Public gardens are being created in Istanbul and all over Turkey. These spaces, which bring a breath of fresh air to cities and provide recreation space for people, are of great importance. In fact, this is an old tradition. The Ottomans had a great gardening tradition. While Europe did not know of such gardens, Ottoman sultans used to relieve fatigue due to state affairs in spectacular imperial privy gardens.

Swedish King Charles XII, who took refuge in Turkey in 1710, was impressed by Ottoman city planning and tried to emulate it after he returned to his country and had numerous parks built in Stockholm.

The first public gardens

Public green spaces isolated from the hullabaloo of everyday life began to be created in the second part of the 19th century in many parts of the world. In 1857, Central Park was built. Such places were given names like “public park,” “municipal park,” “city park” and “public garden.” Spaces known as parks in the West emerged here as public gardens.

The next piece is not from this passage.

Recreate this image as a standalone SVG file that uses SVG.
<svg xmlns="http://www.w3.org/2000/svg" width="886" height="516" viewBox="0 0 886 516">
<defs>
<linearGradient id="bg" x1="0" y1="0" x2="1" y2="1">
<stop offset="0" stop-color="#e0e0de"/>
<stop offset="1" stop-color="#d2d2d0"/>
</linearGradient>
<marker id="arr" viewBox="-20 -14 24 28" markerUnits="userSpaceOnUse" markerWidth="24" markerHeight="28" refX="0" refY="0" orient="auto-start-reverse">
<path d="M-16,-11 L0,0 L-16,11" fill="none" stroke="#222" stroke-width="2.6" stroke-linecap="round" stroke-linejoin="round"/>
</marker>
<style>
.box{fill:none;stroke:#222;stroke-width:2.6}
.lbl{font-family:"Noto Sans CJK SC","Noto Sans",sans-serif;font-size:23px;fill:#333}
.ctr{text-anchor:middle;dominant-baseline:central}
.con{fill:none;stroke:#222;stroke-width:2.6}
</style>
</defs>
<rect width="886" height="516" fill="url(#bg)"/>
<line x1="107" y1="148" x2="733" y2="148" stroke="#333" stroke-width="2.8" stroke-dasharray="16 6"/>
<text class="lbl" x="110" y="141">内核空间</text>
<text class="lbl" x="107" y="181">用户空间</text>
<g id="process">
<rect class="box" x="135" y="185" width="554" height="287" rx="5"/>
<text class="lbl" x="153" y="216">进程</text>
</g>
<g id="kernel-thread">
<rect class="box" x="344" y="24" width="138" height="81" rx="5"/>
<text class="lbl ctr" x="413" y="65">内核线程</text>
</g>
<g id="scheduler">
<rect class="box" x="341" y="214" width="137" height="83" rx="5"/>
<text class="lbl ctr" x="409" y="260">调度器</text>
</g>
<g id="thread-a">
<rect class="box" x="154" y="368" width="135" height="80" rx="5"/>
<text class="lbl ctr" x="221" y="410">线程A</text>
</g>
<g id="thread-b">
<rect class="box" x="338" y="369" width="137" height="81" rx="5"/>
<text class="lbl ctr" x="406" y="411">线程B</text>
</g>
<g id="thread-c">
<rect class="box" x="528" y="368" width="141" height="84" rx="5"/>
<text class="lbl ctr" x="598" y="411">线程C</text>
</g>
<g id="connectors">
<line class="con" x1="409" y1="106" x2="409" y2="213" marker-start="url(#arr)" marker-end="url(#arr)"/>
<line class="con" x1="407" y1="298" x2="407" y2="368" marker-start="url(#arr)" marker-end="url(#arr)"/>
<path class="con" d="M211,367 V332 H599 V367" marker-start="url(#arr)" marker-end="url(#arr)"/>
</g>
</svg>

These public spaces were alternately called “general garden,” “people’s garden,” “municipal garden,” “municipal park” and “promenade.” Ahmet Koksal and Tayfun Gurkas published articles on public gardens.

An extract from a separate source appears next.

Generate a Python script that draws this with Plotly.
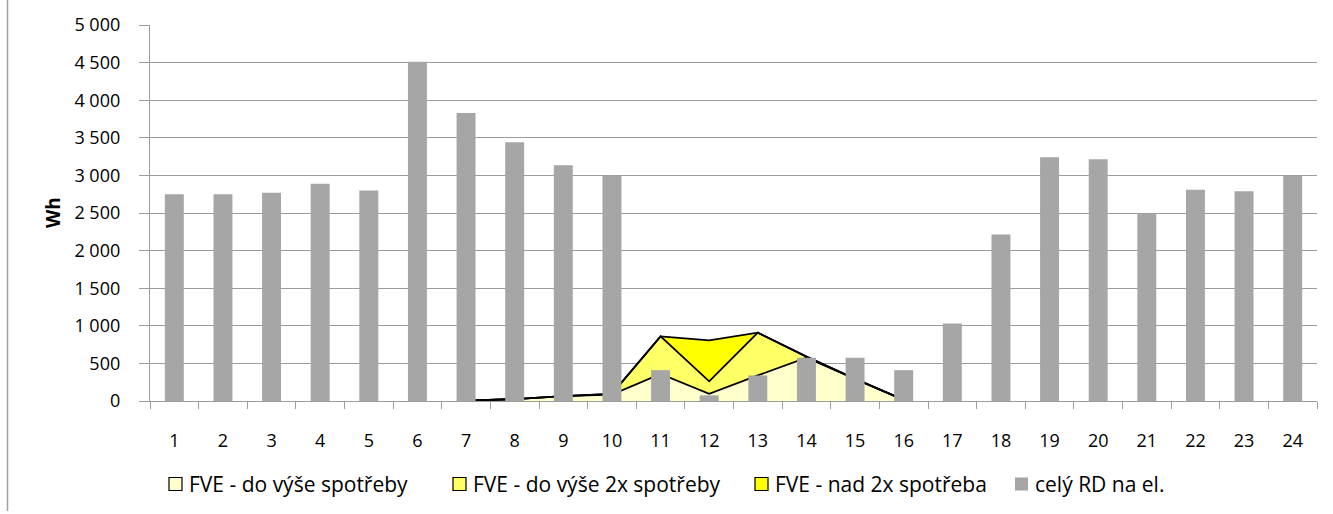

Beginning with the Tanzimat era, “public gardens” that were accessible by the populace emerged in the Ottoman Empire. These were places for both recreation and public ceremonies. In 1869, a public garden opened in Taksim.

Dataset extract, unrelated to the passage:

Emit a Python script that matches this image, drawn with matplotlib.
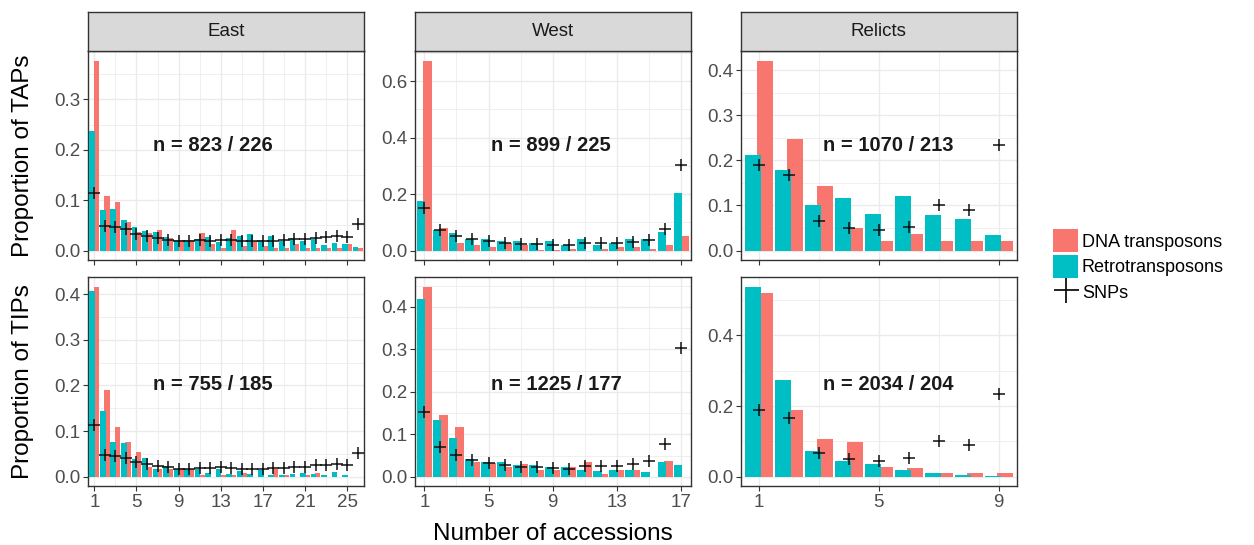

That garden was built by German and French engineers and architects in the British style. Then another public garden came into service in 1870 in the Kisikli neighborhood. Public gardens in Kucuk Camlica and Sultanahmet followed.

Istanbul in the beginning of the 20th century

On the Bosporus coast, a public garden, Mirgun Public Garden, at the time was opened in Emirgan; in Fener Port on the coast of Halic (Golden Horn) another garden was opened, along with others in the Tepebasi, Bakirkoy and Besiktas neighborhoods. For these public gardens, land belonging to foundations was used as well as state lands and formerly private lands that had been expropriated.

Public gardens served many other functions along with refreshment and strolling. They were used as gathering places for clubs, as music halls, libraries and venues for events like theater performances. Circuses used them for shows. Bands and singers gave concerts in these gardens. Rallies and protests were also held in these places.

All around the empire

Following Istanbul, public gardens proliferated everywhere in the empire. During the reign of Abdülhamid II, a public garden was built in Konya where Konya High School stands today. When a teachers’ training school (today’s Konya High School) was built later in 1912 at the same place, that public garden was moved across the street. In Kayseri, during the mayoralty of Mehmet Ali Efendi of Tavlusun (1881-1901), a part of today’s Republic Square was expropriated and converted into a public garden. In 1892, a public garden was opened in Palestine on the Jaffa road.

Konya Public Garden

In early 1908, construction of a public garden, theater and a library in İzmir was proposed. Since the existing military barracks in the city was small and at an inconvenient site, its demolition and the creation of a public garden in its place was decided on.

To raise money for its construction, the municipality held a lottery.

During the Ottoman period, public gardens were built in every corner of the empire, including all of Anatolia, such as Izmit, Sivas, Antakya, Cyprus, Diyarbakir, Erzurum, Adana, Trabzon, Salonica and Girit (Crete).